Die Frage, in wie weit die Form der Durchführung einer Beobachtung die Ergebnisse verfälscht, ist immer zu beachten. So ist zwar bei einer teilnehmenden Beobachtung meist ein tieferer Einblick in die Geschehnisse möglich (wenn z.B. der Beobachter in das zu beobachtende Milieu eingebracht werden muß), auf der anderen Seite besteht die Gefahr, daß er dann (unbewußt) die Geschehnisse nach seinen vorhandenen Vorstellungen lenkt, so daß im Zweifelsfall eher ein hypothesenkonformes Verhalten der beobachteten Personen zu beobachten ist als ohne den teilnehmenden Beobachter, also ein gewisses Maß an beobachtungsverfälschender Manipulation stattfindet. Auch schränkt eine teilnehmende Beobachtung den maximalen Standardisierungsgrad der Beobachtung ein, da der Beobachter sonst überfordert wäre.
Auch bei einer offenen Beobachtung, insbesondere bei apparativen Beobachtungen besteht die Gefahr, daß sich die Beobachtungsobjekte aufgrund der Anwesenheit des Beobachters nicht natürlich verhalten, sondern über den Sinn der Beobachtung spekulieren und sich 'sozial erwünscht' verhalten, und auch so wieder ein verfälschtes Bild der Realität entsteht. Eine verdeckte Beobachtung kann sich dafür im Gegenzug als wesentlich schwieriger realisierbar erweisen und liefert auch meist einen weniger tiefen Einblick in die Geschehnisse. Auch bleibt es meist ungewiß, ob die Beobachtung tatsächlich unentdeckt blieb.

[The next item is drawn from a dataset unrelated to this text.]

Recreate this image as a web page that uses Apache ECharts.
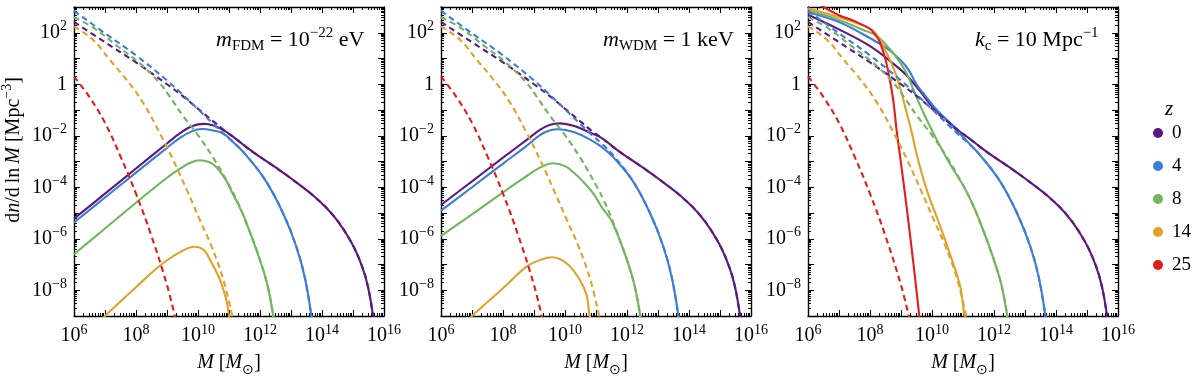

Genau die gleichen Punkte müssen natürlich auch bei Laborstudien (auch mit seminaturalistischem Setting) berücksichtigt werden, da diese nie wirklich verdeckt sein können, selbst wenn es die eigentliche Beobachtung ist.
Ein weiterer Einflußfaktor, der immer vorhanden ist, ist der Beobachter selbst. Da dieser sich auf seine Wahrnehmung verlassen muß, und diese zwangsweise Fluktuationen (beispielsweise der Aufmerksamkeit) unterworfen ist, und sich manchmal auch persönliche Deutungen bei der Protokollierung nicht vermeiden lassen, entsteht hierdurch immer ein verzerrtes Bild der Realität. Deshalb bietet sich der Einsatz mehrerer Beobachter bzw.